:: What is expected ::
Report back each line of the records that contains the string "code".

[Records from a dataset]
------------------------

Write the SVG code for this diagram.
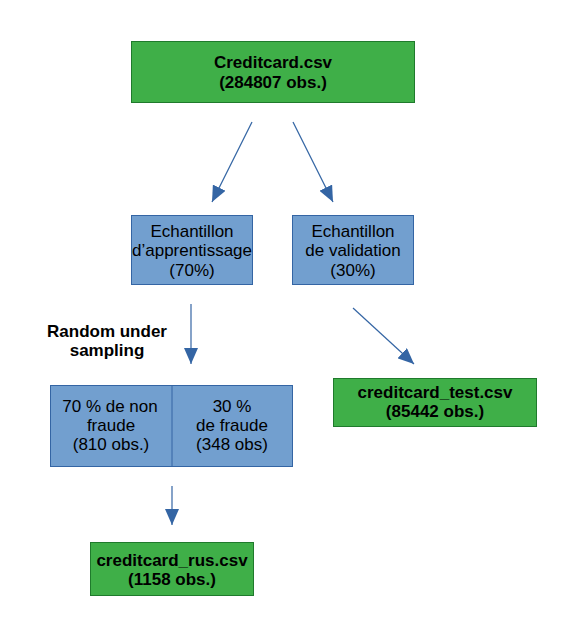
<svg xmlns="http://www.w3.org/2000/svg" width="568" height="623" viewBox="0 0 568 623">
<style>
.g{fill:#3faf48;stroke:#1f7a2c;stroke-width:1}
.b{fill:#729fcf;stroke:#3465a4;stroke-width:1}
.t{font-family:"Liberation Sans",Arial,sans-serif;font-size:17px;fill:#000;text-anchor:middle}
.bd{font-weight:bold}
.c{stroke:#3465a4;stroke-width:1.2;fill:none;marker-end:url(#ah)}
</style>
<defs>
<marker id="ah" markerUnits="userSpaceOnUse" markerWidth="16" markerHeight="14" refX="16" refY="7" orient="auto">
<path d="M0,0 L16,7 L0,14 Z" fill="#3465a4"/>
</marker>
</defs>
<rect width="568" height="623" fill="#fff"/>
<g id="connectors">
<path class="c" d="M252,122 L212,202"/>
<path class="c" d="M293,122 L333,202"/>
<path class="c" d="M191,304 L191,364"/>
<path class="c" d="M353,308 L414,364"/>
<path class="c" d="M172,486 L172,525"/>
</g>
<g id="creditcard">
<rect class="g" x="131.5" y="41.5" width="283" height="61"/>
<text class="t bd" x="273" y="68">Creditcard.csv</text>
<text class="t bd" x="273" y="88">(284807 obs.)</text>
</g>
<g id="apprentissage">
<rect class="b" x="131.5" y="215.5" width="121" height="69"/>
<text class="t" x="192" y="237">Echantillon</text>
<text class="t" x="192" y="256">d’apprentissage</text>
<text class="t" x="192" y="276">(70%)</text>
</g>
<g id="validation">
<rect class="b" x="292.5" y="215.5" width="121" height="69"/>
<text class="t" x="353" y="237">Echantillon</text>
<text class="t" x="353" y="256">de validation</text>
<text class="t" x="353" y="276">(30%)</text>
</g>
<g id="rus-label">
<text class="t bd" x="107" y="337">Random under</text>
<text class="t bd" x="107" y="356">sampling</text>
</g>
<g id="split">
<rect class="b" x="50.5" y="385.5" width="242" height="81"/>
<line x1="172" y1="385.5" x2="172" y2="466.5" stroke="#3465a4" stroke-width="1"/>
<text class="t" x="110" y="412">70 % de non</text>
<text class="t" x="111" y="431">fraude</text>
<text class="t" x="111" y="450">(810 obs.)</text>
<text class="t" x="232" y="412">30 % </text>
<text class="t" x="232" y="431">de fraude</text>
<text class="t" x="232" y="450">(348 obs)</text>
</g>
<g id="test">
<rect class="g" x="333.5" y="378.5" width="203" height="48"/>
<text class="t bd" x="435" y="398">creditcard_test.csv</text>
<text class="t bd" x="435" y="417">(85442 obs.)</text>
</g>
<g id="rus">
<rect class="g" x="90.5" y="542.5" width="163" height="53"/>
<text class="t bd" x="172" y="566">creditcard_rus.csv</text>
<text class="t bd" x="172" y="585">(1158 obs.)</text>
</g>
</svg>
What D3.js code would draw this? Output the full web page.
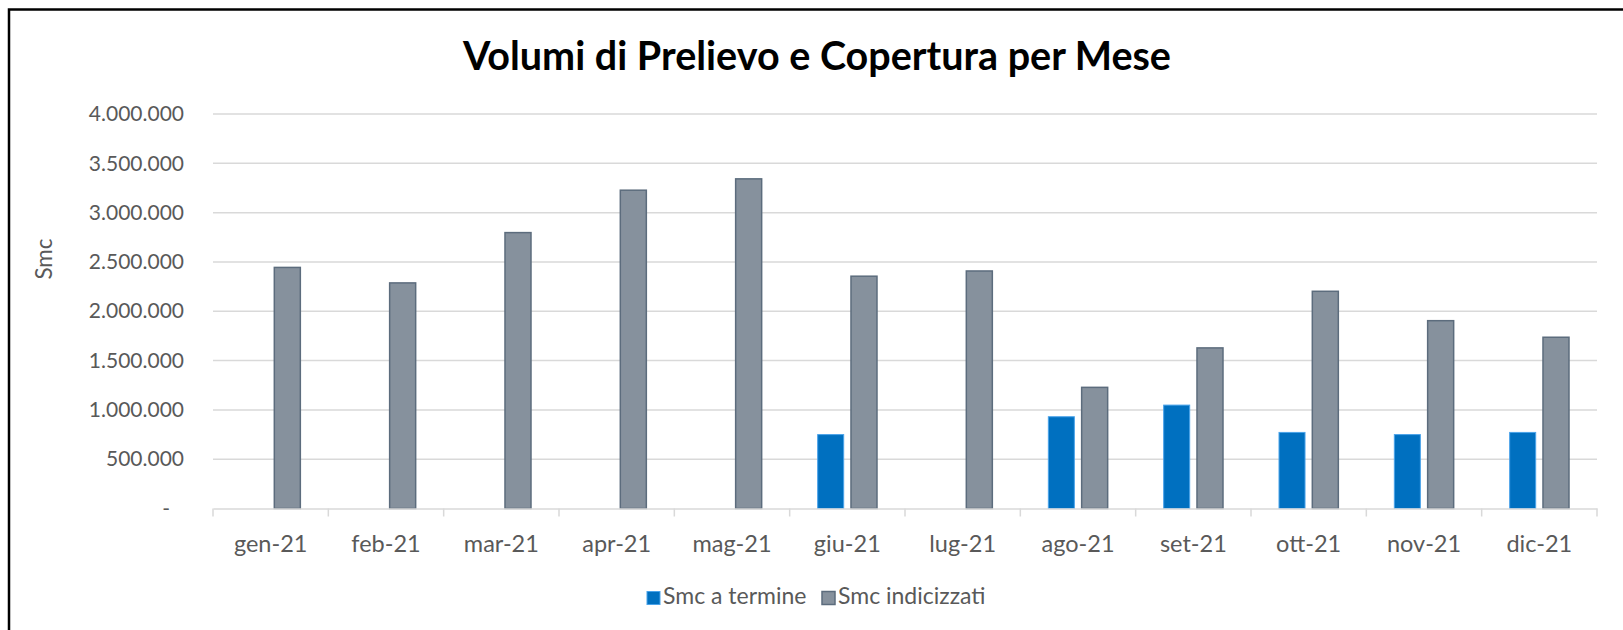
<!DOCTYPE html>
<html>
<head>
<meta charset="utf-8">
<script src="https://cdn.jsdelivr.net/npm/d3@7"></script>
<style>
body { margin: 0; background: #fff; }
svg { display: block; font-family: Lato, "Open Sans", sans-serif; }
</style>
</head>
<body>
<div id="chart"></div>
<script>
//data
var months = ["gen-21","feb-21","mar-21","apr-21","mag-21","giu-21","lug-21","ago-21","set-21","ott-21","nov-21","dic-21"];
var termine = [0, 0, 0, 0, 0, 757000, 0, 938000, 1056000, 779000, 757000, 779000];
var indicizzati = [2452000, 2295000, 2805000, 3235000, 3350000, 2363000, 2416000, 1236000, 1636000, 2210000, 1912000, 1744000];
var yTicks = [0, 500000, 1000000, 1500000, 2000000, 2500000, 3000000, 3500000, 4000000];
var seriesNames = ["Smc a termine", "Smc indicizzati"];
var seriesColors = ["#0070c0", "#86919d"];
var seriesStrokes = ["#4aa3ea", "#5c6c7d"];

var width = 1623, height = 630;
var font = "Lato, 'Open Sans', sans-serif";

var svg = d3.select("#chart").append("svg")
    .attr("width", width)
    .attr("height", height);

//frame (cut at the right and bottom like the picture)
svg.append("path")
    .attr("d", "M9,640 V9.5 H1640")
    .attr("fill", "none")
    .attr("stroke", "#000")
    .attr("stroke-width", 2.5);

var x = d3.scaleBand()
    .domain(months)
    .range([213, 1597]);

var x1 = d3.scaleBand()
    .domain(seriesNames)
    .range([0, x.bandwidth()])
    .paddingInner(0.174)
    .paddingOuter(0.818);

var y = d3.scaleLinear()
    .domain([0, 4000000])
    .range([508.5, 114]);

var it = d3.formatLocale({decimal: ",", thousands: ".", grouping: [3], currency: ["€", ""]});
var fmt = it.format(",.0f");

//gridlines
svg.append("g").selectAll("line.grid")
    .data(yTicks.slice(1))
    .enter().append("line")
    .attr("class", "grid")
    .attr("x1", 213).attr("x2", 1597)
    .attr("y1", function(d) { return y(d); })
    .attr("y2", function(d) { return y(d); })
    .attr("stroke", "#d9d9d9")
    .attr("stroke-width", 1.5);

//y axis labels
var yAxis = svg.append("g")
    .attr("transform", "translate(213,0)")
    .call(d3.axisLeft(y).tickValues(yTicks).tickSize(0).tickPadding(29)
        .tickFormat(function(d) { return d == 0 ? "-" : fmt(d); }))
    .attr("font-family", font)
    .attr("font-size", 21);
yAxis.select(".domain").remove();
yAxis.selectAll("text")
    .attr("fill", "#595959")
    .attr("dx", function(d) { return d == 0 ? -14 : 0; });

svg.append("text")
    .attr("transform", "translate(52,259) rotate(-90)")
    .attr("text-anchor", "middle")
    .attr("fill", "#595959")
    .style("font-size", "22.5px")
    .text("Smc");

//bars
var groups = svg.append("g").selectAll("g.month")
    .data(months)
    .enter().append("g")
    .attr("class", "month")
    .attr("transform", function(d) { return "translate(" + x(d) + ",0)"; });

groups.selectAll("rect")
    .data(function(d, i) {
        return [{s: 0, v: termine[i]}, {s: 1, v: indicizzati[i]}].filter(function(b) { return b.v > 0; });
    })
    .enter().append("rect")
    .attr("x", function(d) { return x1(seriesNames[d.s]) + 0.75; })
    .attr("width", x1.bandwidth() - 1.5)
    .attr("y", function(d) { return y(d.v) + 0.75; })
    .attr("height", function(d) { return y(0) - y(d.v) - 0.75; })
    .attr("fill", function(d) { return seriesColors[d.s]; })
    .attr("stroke", function(d) { return seriesStrokes[d.s]; })
    .attr("stroke-width", function(d) { return d.s == 1 ? 1.5 : 1; });

//x axis
var xAxis = svg.append("g")
    .attr("transform", "translate(0," + y(0) + ")")
    .call(d3.axisBottom(x).tickSize(0).tickPadding(27))
    .attr("font-family", font)
    .attr("font-size", 23.5);
xAxis.select(".domain").attr("stroke", "#d9d9d9").attr("stroke-width", 1.5);
xAxis.selectAll("text")
    .attr("fill", "#595959");

var edges = months.map(function(d) { return x(d); }).concat([x.range()[1]]);
xAxis.selectAll("line.edge")
    .data(edges)
    .enter().append("line")
    .attr("class", "edge")
    .attr("x1", function(d) { return d; })
    .attr("x2", function(d) { return d; })
    .attr("y1", 0).attr("y2", 8)
    .attr("stroke", "#d9d9d9")
    .attr("stroke-width", 1.5);

//title
svg.append("text")
    .attr("x", 817)
    .attr("y", 70)
    .attr("text-anchor", "middle")
    .style("font-size", "39.5px")
    .style("font-weight", "bold")
    .attr("fill", "#000")
    .text("Volumi di Prelievo e Copertura per Mese");

//legend
var legend = svg.append("g").attr("transform", "translate(647,604)");
var lx = [0, 175];
seriesNames.forEach(function(name, i) {
    legend.append("rect")
        .attr("x", lx[i])
        .attr("y", -12.5)
        .attr("width", 13)
        .attr("height", 13)
        .attr("fill", seriesColors[i])
        .attr("stroke", seriesStrokes[i])
        .attr("stroke-width", i == 1 ? 1.5 : 1);
    legend.append("text")
        .attr("x", lx[i] + 16)
        .attr("y", 0)
        .attr("fill", "#595959")
        .style("font-size", "23px")
        .text(name);
});
</script>
</body>
</html>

------------------------

:: Written solution ::
Write the SVG code for this diagram.
What D3.js code would draw this? Output the full web page.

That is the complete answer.